*Instructions for the task*. Repeat each line of the material below exactly as it appears, minus any pictures.
************
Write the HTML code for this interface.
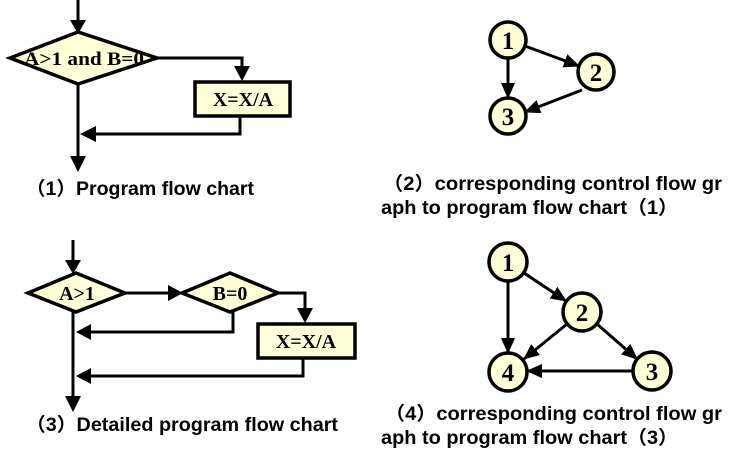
<!DOCTYPE html>
<html><head><meta charset="utf-8"><style>
html,body{margin:0;padding:0;background:#fff;}
svg{display:block;}
.cap{font-family:"Liberation Sans","Noto Sans CJK SC",sans-serif;font-weight:bold;font-size:19px;fill:#000;}
.lbl{font-family:"Liberation Serif",serif;font-weight:bold;font-size:20px;fill:#000;}
.num{font-family:"Liberation Serif",serif;font-weight:bold;font-size:25px;fill:#000;}
</style></head><body>
<svg width="742" height="461" viewBox="0 0 742 461" xmlns="http://www.w3.org/2000/svg">
<defs>
<marker id="a" markerWidth="16" markerHeight="14" refX="15" refY="7" orient="auto" markerUnits="userSpaceOnUse">
<path d="M0,0 L16,7 L0,14 z" fill="#000"/>
</marker>
</defs>
<g stroke="#000" stroke-width="3" fill="none">
<line x1="78" y1="0" x2="78" y2="22"/>
<line x1="78" y1="84" x2="78" y2="160"/>
<polyline points="157,58 242,58 242,68"/>
<polyline points="240,116 240,134 94,134"/>
<line x1="73" y1="240" x2="73" y2="263"/>
<line x1="73" y1="312" x2="73" y2="400"/>
<line x1="125" y1="293" x2="170" y2="293"/>
<polyline points="278,293 305,293 305,310"/>
<polyline points="233,312 233,332 90,332"/>
<polyline points="303,358 303,376 90,376"/>
</g>
<g stroke="#000" stroke-width="3" fill="none" marker-end="url(#a)">
<line x1="525" y1="46" x2="579" y2="66"/>
<line x1="508" y1="58" x2="508" y2="98"/>
<line x1="582" y1="90" x2="525" y2="112"/>
<line x1="524" y1="273" x2="566" y2="301"/>
<line x1="508" y1="281" x2="508" y2="353"/>
<line x1="567" y1="324" x2="524" y2="359"/>
<line x1="597" y1="324" x2="637" y2="359"/>
<line x1="633" y1="371" x2="527" y2="371"/>
</g>
<g fill="#000">
<polygon points="70,20 86,20 78,34"/>
<polygon points="70,156 86,156 78,172"/>
<polygon points="234,66 250,66 242,81"/>
<polygon points="96,126 96,142 80,134"/>
<polygon points="65,260 81,260 73,274"/>
<polygon points="65,396 81,396 73,412"/>
<polygon points="168,285 168,301 183,293"/>
<polygon points="297,308 313,308 305,323"/>
<polygon points="91,324 91,340 76,332"/>
<polygon points="91,368 91,384 76,376"/>
</g>
<g stroke="#000" stroke-width="3.5" fill="#ffffd8">
<polygon points="10,58 78,32 157,58 78,84"/>
<rect x="195" y="82" width="95" height="34"/>
<polygon points="28,293 76,273 125,293 76,312"/>
<polygon points="182,293 230,273 278,293 230,312"/>
<rect x="258" y="324" width="97" height="34"/>
<circle cx="508" cy="40" r="18"/>
<circle cx="596" cy="72" r="18"/>
<circle cx="508" cy="116" r="18"/>
<circle cx="508" cy="262" r="19"/>
<circle cx="582" cy="312" r="19"/>
<circle cx="652" cy="371" r="19"/>
<circle cx="508" cy="372" r="19"/>
</g>
<g text-anchor="middle">
<text class="lbl" x="84" y="65" textLength="120" lengthAdjust="spacingAndGlyphs" style="font-size:19px">A&gt;1 and B=0</text>
<text class="lbl" x="243" y="106">X=X/A</text>
<text class="lbl" x="77" y="300">A&gt;1</text>
<text class="lbl" x="230" y="300">B=0</text>
<text class="lbl" x="306" y="348">X=X/A</text>
<text class="num" x="508" y="49">1</text>
<text class="num" x="596" y="81">2</text>
<text class="num" x="508" y="125">3</text>
<text class="num" x="508" y="271">1</text>
<text class="num" x="582" y="321">2</text>
<text class="num" x="652" y="380">3</text>
<text class="num" x="508" y="381">4</text>
</g>
<text class="cap" x="26" y="195" textLength="228" lengthAdjust="spacingAndGlyphs">（1）Program flow chart</text>
<text class="cap" x="26" y="431" textLength="312" lengthAdjust="spacingAndGlyphs">（3）Detailed program flow chart</text>
<text class="cap" x="383" y="190" textLength="339" lengthAdjust="spacingAndGlyphs">（2）corresponding control flow gr</text>
<text class="cap" x="381" y="214" textLength="297" lengthAdjust="spacingAndGlyphs">aph to program flow chart（1）</text>
<text class="cap" x="385" y="420" textLength="337" lengthAdjust="spacingAndGlyphs">（4）corresponding control flow gr</text>
<text class="cap" x="381" y="444" textLength="297" lengthAdjust="spacingAndGlyphs">aph to program flow chart（3）</text>
</svg>
</body></html>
************
*Finished task*.
Write the HTML code for this interface.
<!DOCTYPE html>
<html><head><meta charset="utf-8"><style>
html,body{margin:0;padding:0;background:#fff;}
svg{display:block;}
.cap{font-family:"Liberation Sans","Noto Sans CJK SC",sans-serif;font-weight:bold;font-size:19px;fill:#000;}
.lbl{font-family:"Liberation Serif",serif;font-weight:bold;font-size:20px;fill:#000;}
.num{font-family:"Liberation Serif",serif;font-weight:bold;font-size:25px;fill:#000;}
</style></head><body>
<svg width="742" height="461" viewBox="0 0 742 461" xmlns="http://www.w3.org/2000/svg">
<defs>
<marker id="a" markerWidth="16" markerHeight="14" refX="15" refY="7" orient="auto" markerUnits="userSpaceOnUse">
<path d="M0,0 L16,7 L0,14 z" fill="#000"/>
</marker>
</defs>
<g stroke="#000" stroke-width="3" fill="none">
<line x1="78" y1="0" x2="78" y2="22"/>
<line x1="78" y1="84" x2="78" y2="160"/>
<polyline points="157,58 242,58 242,68"/>
<polyline points="240,116 240,134 94,134"/>
<line x1="73" y1="240" x2="73" y2="263"/>
<line x1="73" y1="312" x2="73" y2="400"/>
<line x1="125" y1="293" x2="170" y2="293"/>
<polyline points="278,293 305,293 305,310"/>
<polyline points="233,312 233,332 90,332"/>
<polyline points="303,358 303,376 90,376"/>
</g>
<g stroke="#000" stroke-width="3" fill="none" marker-end="url(#a)">
<line x1="525" y1="46" x2="579" y2="66"/>
<line x1="508" y1="58" x2="508" y2="98"/>
<line x1="582" y1="90" x2="525" y2="112"/>
<line x1="524" y1="273" x2="566" y2="301"/>
<line x1="508" y1="281" x2="508" y2="353"/>
<line x1="567" y1="324" x2="524" y2="359"/>
<line x1="597" y1="324" x2="637" y2="359"/>
<line x1="633" y1="371" x2="527" y2="371"/>
</g>
<g fill="#000">
<polygon points="70,20 86,20 78,34"/>
<polygon points="70,156 86,156 78,172"/>
<polygon points="234,66 250,66 242,81"/>
<polygon points="96,126 96,142 80,134"/>
<polygon points="65,260 81,260 73,274"/>
<polygon points="65,396 81,396 73,412"/>
<polygon points="168,285 168,301 183,293"/>
<polygon points="297,308 313,308 305,323"/>
<polygon points="91,324 91,340 76,332"/>
<polygon points="91,368 91,384 76,376"/>
</g>
<g stroke="#000" stroke-width="3.5" fill="#ffffd8">
<polygon points="10,58 78,32 157,58 78,84"/>
<rect x="195" y="82" width="95" height="34"/>
<polygon points="28,293 76,273 125,293 76,312"/>
<polygon points="182,293 230,273 278,293 230,312"/>
<rect x="258" y="324" width="97" height="34"/>
<circle cx="508" cy="40" r="18"/>
<circle cx="596" cy="72" r="18"/>
<circle cx="508" cy="116" r="18"/>
<circle cx="508" cy="262" r="19"/>
<circle cx="582" cy="312" r="19"/>
<circle cx="652" cy="371" r="19"/>
<circle cx="508" cy="372" r="19"/>
</g>
<g text-anchor="middle">
<text class="lbl" x="84" y="65" textLength="120" lengthAdjust="spacingAndGlyphs" style="font-size:19px">A&gt;1 and B=0</text>
<text class="lbl" x="243" y="106">X=X/A</text>
<text class="lbl" x="77" y="300">A&gt;1</text>
<text class="lbl" x="230" y="300">B=0</text>
<text class="lbl" x="306" y="348">X=X/A</text>
<text class="num" x="508" y="49">1</text>
<text class="num" x="596" y="81">2</text>
<text class="num" x="508" y="125">3</text>
<text class="num" x="508" y="271">1</text>
<text class="num" x="582" y="321">2</text>
<text class="num" x="652" y="380">3</text>
<text class="num" x="508" y="381">4</text>
</g>
<text class="cap" x="26" y="195" textLength="228" lengthAdjust="spacingAndGlyphs">（1）Program flow chart</text>
<text class="cap" x="26" y="431" textLength="312" lengthAdjust="spacingAndGlyphs">（3）Detailed program flow chart</text>
<text class="cap" x="383" y="190" textLength="339" lengthAdjust="spacingAndGlyphs">（2）corresponding control flow gr</text>
<text class="cap" x="381" y="214" textLength="297" lengthAdjust="spacingAndGlyphs">aph to program flow chart（1）</text>
<text class="cap" x="385" y="420" textLength="337" lengthAdjust="spacingAndGlyphs">（4）corresponding control flow gr</text>
<text class="cap" x="381" y="444" textLength="297" lengthAdjust="spacingAndGlyphs">aph to program flow chart（3）</text>
</svg>
</body></html>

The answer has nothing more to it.